Although the reporting regime is yet to be implemented, licensed banks have since 2013 been required by the HKMA to report specified OTC derivatives transactions to the HKMA’s trade repository under an interim arrangement (which is essentially a simplified version of the proposed new reporting requirements). To this end, the HKMA has issued a circular on 11 June 2015 to licensed banks advising them that the interim reporting requirements will cease to apply upon commencement of the Reporting Rules. The circular also attaches a Supplementary Guidance regarding the transition from interim arrangement to the new reporting regime.
4. Record keeping obligations
After hearing the industry’s concerns, the HKMA and the SFC now propose to only require records to be kept in a manner that enables them to be readily accessible.

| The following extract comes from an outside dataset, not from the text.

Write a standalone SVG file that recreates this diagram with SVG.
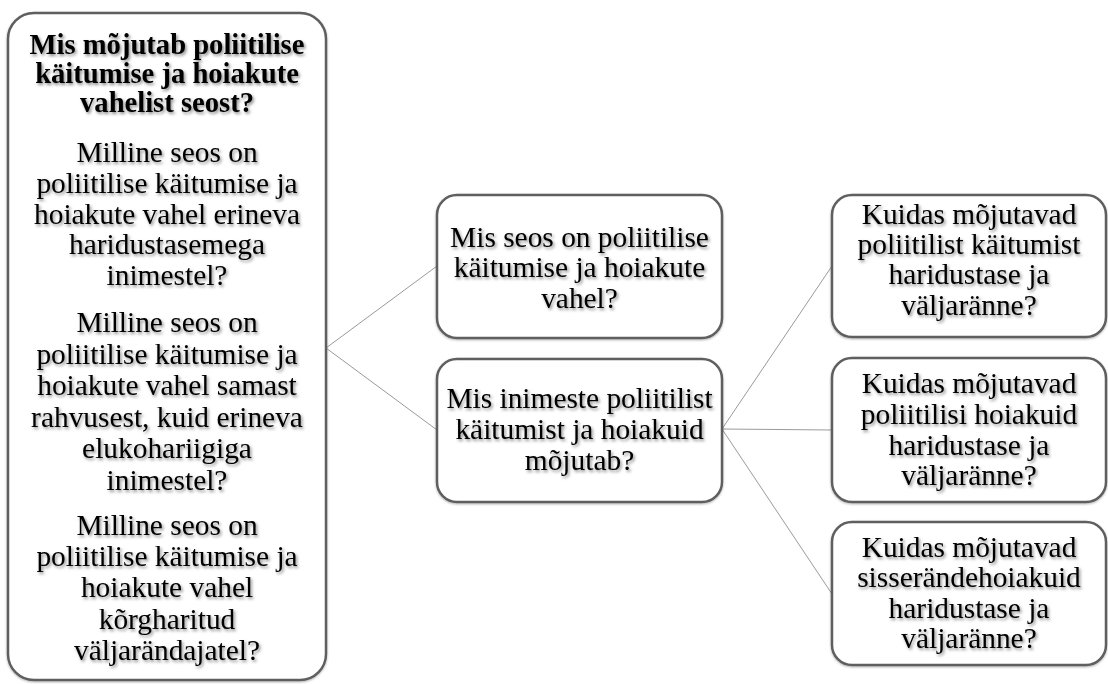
<svg xmlns="http://www.w3.org/2000/svg" width="1108" height="684" viewBox="0 0 1108 684">
<defs>
<filter id="ts" x="-10%" y="-30%" width="120%" height="160%">
<feDropShadow dx="1.5" dy="2" stdDeviation="1.6" flood-color="#000" flood-opacity="0.45"/>
</filter>
<filter id="bs" x="-5%" y="-5%" width="110%" height="110%">
<feDropShadow dx="0" dy="1" stdDeviation="1" flood-color="#000" flood-opacity="0.3"/>
</filter>
</defs>
<style>
.box{fill:#fff;stroke:#5e5e5e;stroke-width:2.5;}
.t{font-family:"Liberation Serif","Times New Roman",serif;font-size:29.4px;fill:#000;text-anchor:middle;}
.b{font-weight:bold;font-size:28.6px;}
.c{stroke:#9a9a9a;stroke-width:1;fill:none;}
</style>
<rect width="1108" height="684" fill="#fff"/>
<g id="connectors">
<line class="c" x1="326" y1="348" x2="437" y2="266"/>
<line class="c" x1="326" y1="348" x2="437" y2="430"/>
<line class="c" x1="722" y1="429" x2="832" y2="266"/>
<line class="c" x1="722" y1="429" x2="832" y2="430"/>
<line class="c" x1="722" y1="429" x2="832" y2="594"/>
</g>
<g id="left">
<rect class="box" filter="url(#bs)" x="8" y="13" width="318" height="667" rx="26"/>
<g filter="url(#ts)">
<text class="t b" x="167" y="54">Mis mõjutab poliitilise</text>
<text class="t b" x="167" y="83">käitumise ja hoiakute</text>
<text class="t b" x="167" y="112">vahelist seost?</text>
<text class="t" x="167" y="162">Milline seos on</text>
<text class="t" x="167" y="193">poliitilise käitumise ja</text>
<text class="t" x="167" y="224">hoiakute vahel erineva</text>
<text class="t" x="167" y="254">haridustasemega</text>
<text class="t" x="167" y="285">inimestel?</text>
<text class="t" x="167" y="332">Milline seos on</text>
<text class="t" x="167" y="364">poliitilise käitumise ja</text>
<text class="t" x="167" y="395">hoiakute vahel samast</text>
<text class="t" x="167" y="427">rahvusest, kuid erineva</text>
<text class="t" x="167" y="458">elukohariigiga</text>
<text class="t" x="167" y="490">inimestel?</text>
<text class="t" x="167" y="535">Milline seos on</text>
<text class="t" x="167" y="566">poliitilise käitumise ja</text>
<text class="t" x="167" y="597">hoiakute vahel</text>
<text class="t" x="167" y="629">kõrgharitud</text>
<text class="t" x="167" y="660">väljarändajatel?</text>
</g>
</g>
<g id="mid1">
<rect class="box" filter="url(#bs)" x="437" y="195" width="285" height="143" rx="20"/>
<g filter="url(#ts)">
<text class="t" x="579.5" y="247">Mis seos on poliitilise</text>
<text class="t" x="579.5" y="277">käitumise ja hoiakute</text>
<text class="t" x="579.5" y="308">vahel?</text>
</g>
</g>
<g id="mid2">
<rect class="box" filter="url(#bs)" x="437" y="359" width="285" height="143" rx="20"/>
<g filter="url(#ts)">
<text class="t" x="579.5" y="408">Mis inimeste poliitilist</text>
<text class="t" x="579.5" y="439">käitumist ja hoiakuid</text>
<text class="t" x="579.5" y="470">mõjutab?</text>
</g>
</g>
<g id="right1">
<rect class="box" filter="url(#bs)" x="832" y="195" width="274" height="142" rx="20"/>
<g filter="url(#ts)">
<text class="t" x="969" y="224">Kuidas mõjutavad</text>
<text class="t" x="969" y="254">poliitilist käitumist</text>
<text class="t" x="969" y="284">haridustase ja</text>
<text class="t" x="969" y="315">väljaränne?</text>
</g>
</g>
<g id="right2">
<rect class="box" filter="url(#bs)" x="832" y="358" width="274" height="144" rx="20"/>
<g filter="url(#ts)">
<text class="t" x="969" y="393">Kuidas mõjutavad</text>
<text class="t" x="969" y="424">poliitilisi hoiakuid</text>
<text class="t" x="969" y="455">haridustase ja</text>
<text class="t" x="969" y="485">väljaränne?</text>
</g>
</g>
<g id="right3">
<rect class="box" filter="url(#bs)" x="832" y="522" width="274" height="143" rx="20"/>
<g filter="url(#ts)">
<text class="t" x="969" y="557">Kuidas mõjutavad</text>
<text class="t" x="969" y="587">sisserändehoiakuid</text>
<text class="t" x="969" y="618">haridustase ja</text>
<text class="t" x="969" y="648">väljaränne?</text>
</g>
</g>
</svg>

There will be no requirement for records to be readily searchable and identifiable by reference to a particular transaction and counterparty.
The proposed requirement on firms to keep records that evidence the communications and instructions which resulted in a transaction being executed has also been removed.
THE WAY FORWARD
The HKMA and the SFC are working on the next phases of the regulatory regime, developing detailed rules for:
- extending the mandatory reporting obligation to cover all types of interest rate derivatives and foreign exchange derivatives not covered in the first phase, as well as all other classes of OTC derivative products; and
- the mandatory clearing of and related record keeping in respect of dealer-to-dealer transactions.
Further consultations in respect of (1) will likely take place in late Q2 or early Q3 of 2015, while the SFC plans to consult the market more generally on (2) later this year.
Readers of this e-bulletin are reminded to review and update their internal compliance policies and procedures to reflect the relevant mandatory reporting obligations for OTC derivative transactions, while paying special attention to ensure that records are kept properly, and are in easily searchable and identifiable formats.